A referência aos protagonistas dos filmes com Ronaldo Nazário e Herbert Viana,
responde pela quase totalidade das menções espontâneas de lembrança da campanha. A
análise do patamar de lembrança por diferentes segmentos da população indica que
quanto mais escolarizado e, paralelamente, quanto maior o nível sócio-econômico do
entrevistado, maior a chance dele lembrar da campanha. O percentual também foi maior
no Sudeste e nas Capitais, onde o perfil de escolaridade e sócio-econômico também é
mais alto.
Outra diferença importante apareceu entre as faixas etárias: quanto mais jovem,
melhor se lembra da campanha.

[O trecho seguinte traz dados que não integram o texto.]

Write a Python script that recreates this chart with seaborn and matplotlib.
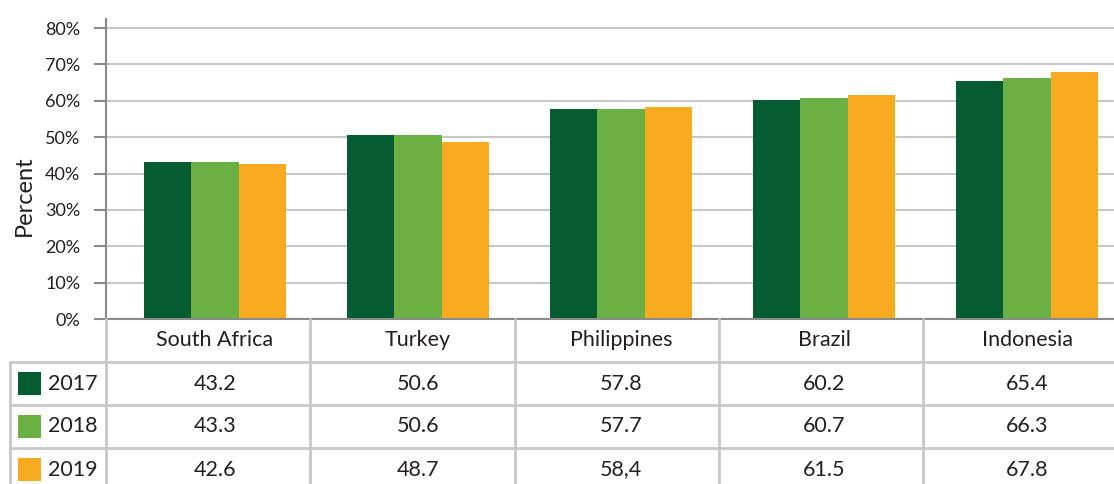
import matplotlib
matplotlib.use("Agg")
import matplotlib.pyplot as plt
import seaborn as sns
import pandas as pd
from matplotlib.transforms import blended_transform_factory
from matplotlib.patches import Rectangle
from matplotlib.lines import Line2D

# ---- data ----
countries = ["South Africa", "Turkey", "Philippines", "Brazil", "Indonesia"]
years = ["2017", "2018", "2019"]
v2017 = [43.2, 50.6, 57.8, 60.2, 65.4]
v2018 = [43.3, 50.6, 57.7, 60.7, 66.3]
v2019 = [42.6, 48.7, 58.4, 61.5, 67.8]
t2017 = ["43.2", "50.6", "57.8", "60.2", "65.4"]
t2018 = ["43.3", "50.6", "57.7", "60.7", "66.3"]
t2019 = ["42.6", "48.7", "58,4", "61.5", "67.8"]
yticks = [0, 10, 20, 30, 40, 50, 60, 70, 80]
ytick_labels = ["0%", "10%", "20%", "30%", "40%", "50%", "60%", "70%", "80%"]
ylabel = "Percent"
colors = ["#055C30", "#6AB042", "#F9AB1F"]

sns.set_theme(style="white")
plt.rcParams['font.family'] = ['Lato', 'DejaVu Sans']
TXT = "#231F20"
GRID = "#C8C8C8"
AXC = "#8A8A8A"

W, H = 1114, 484
fig = plt.figure(figsize=(W / 100, H / 100), dpi=100)
ax = fig.add_axes([106 / W, (H - 319) / H, 1018 / W, 300 / H])

rows = []
for yr, vals in zip(years, [v2017, v2018, v2019]):
    for c, v in zip(countries, vals):
        rows.append({"country": c, "year": yr, "value": v})
df = pd.DataFrame(rows)

sns.barplot(data=df, x="country", y="value", hue="year", order=countries,
            hue_order=years, palette=colors, width=0.7, gap=0, saturation=1,
            linewidth=0, legend=False, errorbar=None, ax=ax)

slot = 203.0  # px per category
xl = -0.5 - 7.5 / slot
ax.set_xlim(xl, xl + 1018 / slot)
ax.set_ylim(0, 82.5)
ax.set_yticks(yticks)
ax.set_yticklabels(ytick_labels, fontsize=13, color=TXT)
ax.set_xticks([])
ax.set_xlabel("")
ax.set_ylabel("")
ax.yaxis.grid(True, color=GRID, lw=1.5)
ax.set_axisbelow(True)
for s in ["top", "right"]:
    ax.spines[s].set_visible(False)
for s in ["left", "bottom"]:
    ax.spines[s].set_color(AXC)
    ax.spines[s].set_linewidth(1.5)
ax.tick_params(axis="y", direction="out", length=8.6, width=1.5, color=AXC, pad=10, left=True)

fig.text(24 / W, 1 - 196 / H, ylabel, rotation=90, ha="center", va="center",
         fontsize=17, color=TXT)

# ---- data table ----
def fy(ypx):
    return 1 - ypx / H

def fx(xpx):
    return xpx / W

row_edges = [319, 362, 405, 448, 491]
col_edges = [106, 310, 515, 719, 923, 1127]
tr = blended_transform_factory(ax.transData, fig.transFigure)
FS = 15.5

for i, c in enumerate(countries):
    fig.text(0, 0, c, transform=tr, ha="center", va="center",
             fontsize=FS, color=TXT).set_position((i, fy((row_edges[0] + row_edges[1]) / 2)))
for r, (yr, labs) in enumerate(zip(years, [t2017, t2018, t2019])):
    yc = (row_edges[r + 1] + row_edges[r + 2]) / 2
    for i, t in enumerate(labs):
        txt = fig.text(0, 0, t, transform=tr, ha="center", va="center",
                       fontsize=FS, color=TXT)
        txt.set_position((i, fy(yc)))
    sq = 23
    fig.add_artist(Rectangle((fx(18), fy(yc + sq / 2)), sq / W, sq / H,
                             transform=fig.transFigure, color=colors[r], lw=0))
    fig.text(fx(48), fy(yc), yr, ha="left", va="center", fontsize=FS, color=TXT)

# horizontal lines
for yp in row_edges[1:4]:
    fig.add_artist(Line2D([fx(10), fx(1127)], [fy(yp), fy(yp)],
                          transform=fig.transFigure, color=GRID, lw=2))
# vertical column lines
for xp in col_edges:
    fig.add_artist(Line2D([fx(xp), fx(xp)], [fy(319), fy(491)],
                          transform=fig.transFigure, color=GRID, lw=2))
fig.add_artist(Line2D([fx(10), fx(10)], [fy(362), fy(491)],
                      transform=fig.transFigure, color=GRID, lw=2))

fig.savefig("out.png", dpi=100)
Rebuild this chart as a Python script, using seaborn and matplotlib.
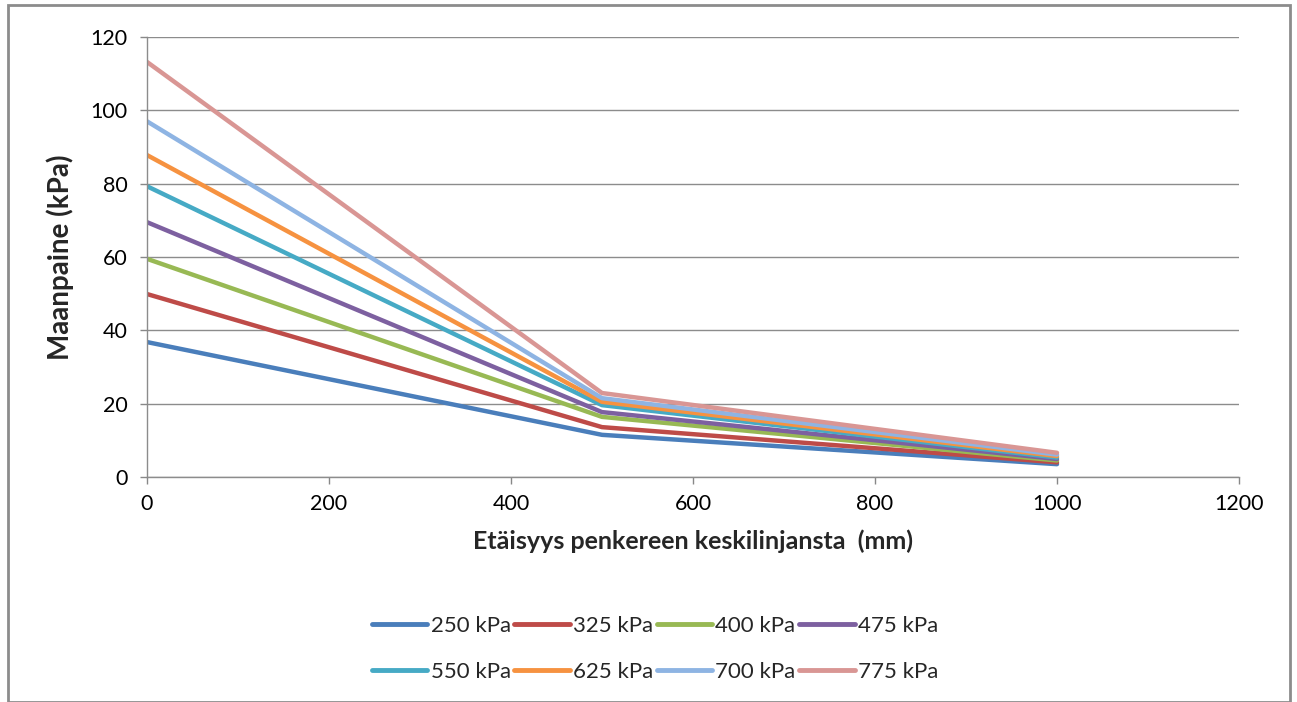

Isso ocorre independentemente do grau de instrução do
entrevistado; por exemplo, jovens de 16 a 24 anos, com escolaridade de 5ª a 8ª séries do
ensino fundamental, são mais capazes de reproduzir a campanha do que os mais velhos
com essa mesma escolaridade.
Os índices positivos demonstram o acerto da iniciativa da ABA e fazem desta
campanha um caso excepcional na comunicação institucional do país: um volume muito
expressivo de veiculação voluntária (que já alcança 60 milhões de reais) e os ótimos
resultados obtidos junto à população, como a pesquisa demonstra.
Esta forte aceitação do slogan “eu sou brasileiro e não desisto nunca”, constatada
por meio das pesquisas pós-campanha parece ser a prova cabal de que estamos diante
de uma das principais estratégias de comunicação, se não uma das maiores do governo
federal, que contribuiu significativamente para os interesses de reeleição do Governo
Federal, concretizada e foi selada no último dia 29 de outubro de 2006. Em Rede
Nacional, por volta das 21h, o Presidente Lula afirmou, em entrevista improvisada a um
grupo de jornalistas, após o resultado de sua reeleição, que o Brasil não era dele, mas
que ele sim é que era brasileiro. É impossível ouvir essa afirmação e não fazer referência
ao texto da campanha já que, para completá-lo, restava apenas acrescentar que não
desistia nunca, e ainda, para finalizar sua fala, o presidente mostra um texto que estava
impresso em sua camisa que dizia: “a vitória é do Brasil”.